U.S. Navy Fire Scout completes testing amidst Sea-Air-Space exposition
Early this month, the Navy conducted initial testing on the Northrop Grumman-built MQ-8C Fire Scout and gathered with industry leaders to discuss the latest technology at the Sea-Air-Space, the Navy League’s Global Maritime Exposition. The take away for me is that the Navy is actively pursing unmanned in land, air, and sea.
Platforms like the MQ-8C Fire Scout can carry payloads of sensors and weapon systems. In a distributed warfare scenario, unmanned systems can fill critical areas and help the Navy to complete missions.
The U.S. Navy’s MQ-8C Fire Scout, an unmanned helicopter, completed its initial testing onboard the Navy’s Littoral Combat Ship (LCS) USS Montgomery (LCS-8).
The LCS, with a core crew size of about 50, limits the Navy to what it can accomplish out to sea. What the Fire Scout does is address the limited crew size of the LCS and will counter emerging threats.
According to the U.S. Navy, the Fire Scout complements the manned MH-60 helicopter. The two helicopters working together will extend the range and endurance of missions conducted out at sea. This paves the way for future manned/unmanned teaming missions as well.
Because the LCS fleet is also equipped with MH-60 Sierra helicopters, the aviation crew onboard the LCS maintains and operates both the manned and unmanned helicopter. Maintenance requirements differ between each helicopter, but only one requires a pilot.

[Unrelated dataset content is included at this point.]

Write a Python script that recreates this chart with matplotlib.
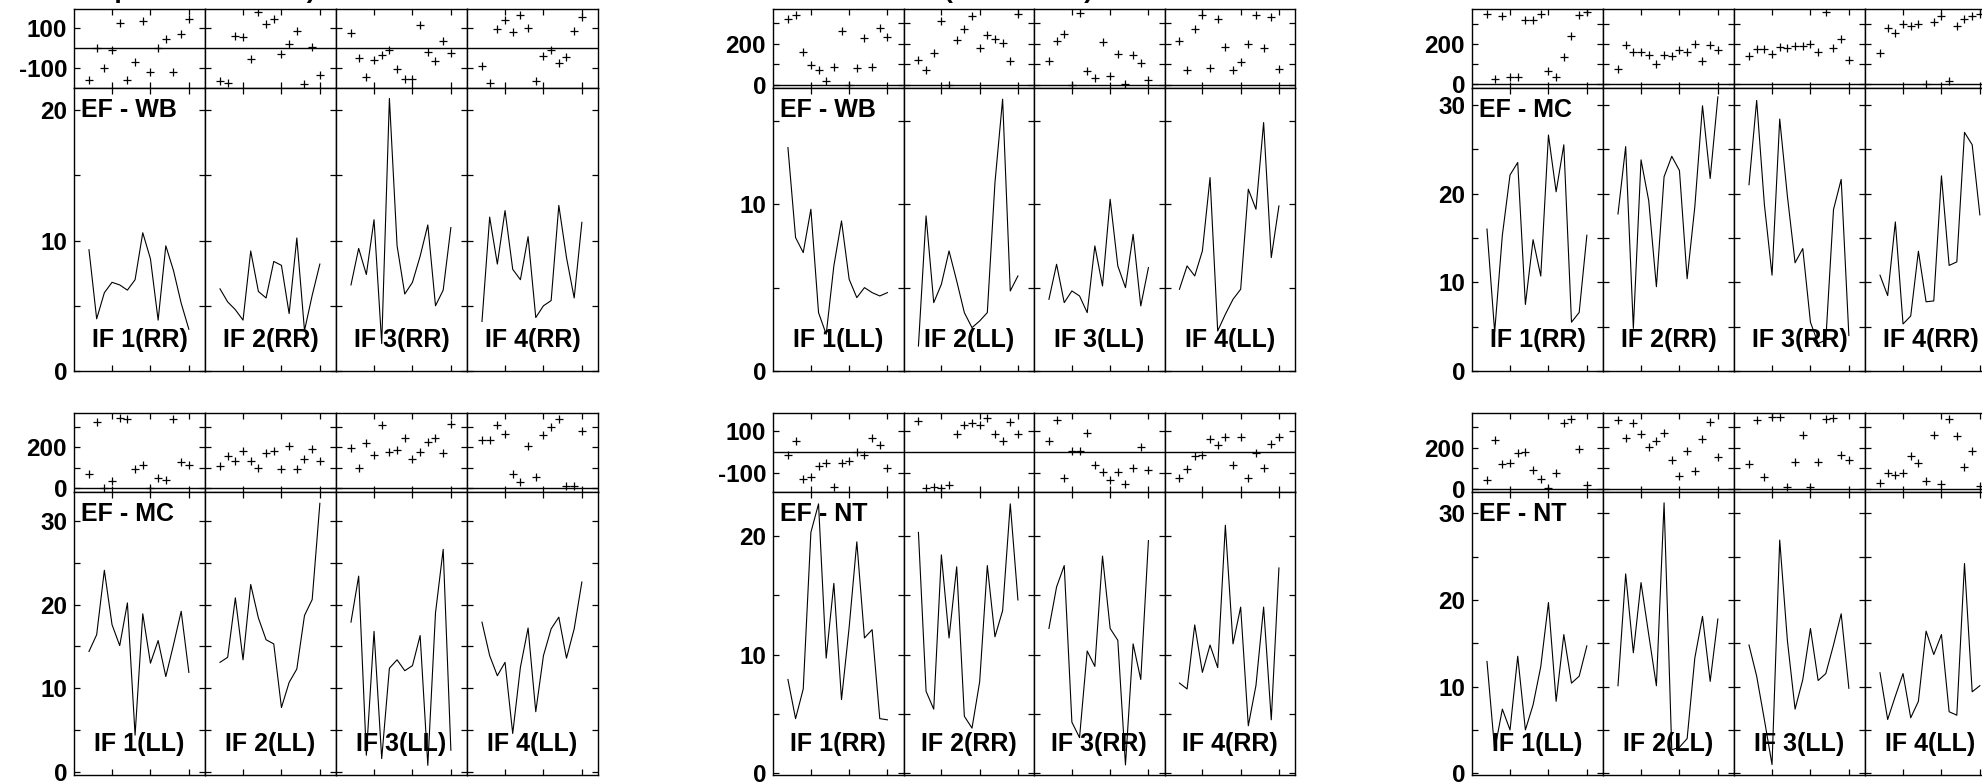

The MQ-8C Fire Scout evaluation included Dynamic Interface testing of the system’s launch and recovery procedures as well as its interoperability between the helicopter and the ship. With testing complete onboard the LCS, the MQ-8C Fire Scout would essentially be a step closer to be certified for operation, says Scott Kennedy, Director of Tactical Autonomous Systems at Northrop Grumman.
“This test established the MQ-8C Fire Scout as a maritime platform, bringing superior endurance and payload flexibility to the Fleet, bringing capability that the U.S. Navy will continue to use for many years to come,” says Capt. Jeff Dodge, Fire Scout program manager in a statement released by the U.S. Navy.
Testing emerging platforms enables the U.S. Navy and companies like Northrop Grumman to assess and evaluate where and if any adjustments need to be made. “This testing is critical as it provides the flight envelope to safely execute MQ-8C flights from this class of ship,” says Richard Gorman, Fire Scout lead assistant program manager for test and evaluation.
During testing, the Fire Scout test team completed over 37 recovery evolutions validating the system’s capability to operate with no degradation due to electromagnetic interference, Navy officials say in a release on the Fire Scout’s testing.
The MQ-8C-variant was designed to communicate with shipboard controllers using the Navy’s Mission Control System. The tests completed onboard the LCS-8 will give Northrop Grumman officials the information they need to keep meeting Department of Defense (DoD) requirements, as well as plan for future enhancements.
The next step would be to upgrade the Fire Scout with a modern active electronically scanned (AESA) radar, says Kennedy. The MQ-8C has the ability to enhance distributed maritime with its in intelligence, surveillance, and reconnaissance (ISR) capabilities and targeting for net-enabled weapons. However, adding the radar will increase the Fire Scout’s range of view.
It currently has a 15 to 20 mile radius, but once the Fire Scout is upgraded with a radar system, that radius will expand. Kennedy explains. Its predecessor, the MQ-8B Fire Scout has that radar capability that expands the range to 200 miles.
The MQ-8C Fire Scout will serve and act as the extended “eyes” of the LCS and other ships in ISR missions. Its air-frame is based out of the Bell 407 helicopter with payloads that include electro-optical, infrared systems (EO/IR), laser rangefinder (LRF), Automatic Identification System (AIS), and communications relays.